Connections to Other Business Ethics Theories

Social Contract Theory intersects with several ethical frameworks:

  • Carroll’s CSR Pyramid – Defines corporate responsibilities in layers: economic, legal, ethical, and philanthropic.
  • Triple Bottom Line (TBL) – Evaluates business success based on social, environmental, and financial performance.
  • Shared Value Theory – Suggests that businesses can create economic value while addressing societal challenges.

These theories reinforce the idea that businesses must operate ethically to maintain legitimacy and long-term success.


Common Misconceptions

People may mistakenly interpret Social Contract Theory as a single, universally accepted moral framework, even though it represents a family of approaches that differ across philosophers and contexts. Another misconception is that individuals explicitly agree to social rules, when the theory is based on hypothetical or implicit agreements that justify political and moral obligations. It is also sometimes assumed that the theory prioritises individual freedom above all else, when many versions emphasise the balance between personal rights and the collective good.

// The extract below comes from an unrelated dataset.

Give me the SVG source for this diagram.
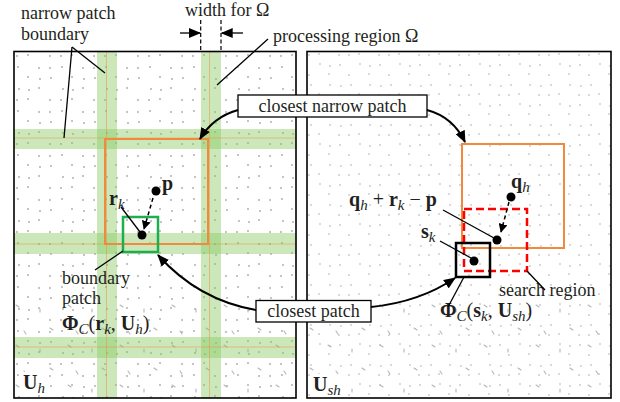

Example: Social Contract Theory in Practice

Consider Patagonia, an outdoor apparel company that integrates social contract principles into its operations. Patagonia commits to environmental sustainability, ethical labor practices, and corporate transparency. By aligning its business model with societal expectations, such as reducing carbon footprints and supporting fair trade, it strengthens its legitimacy and consumer trust.

This example illustrates how businesses can uphold their social contract by balancing profitability with ethical and social responsibilities.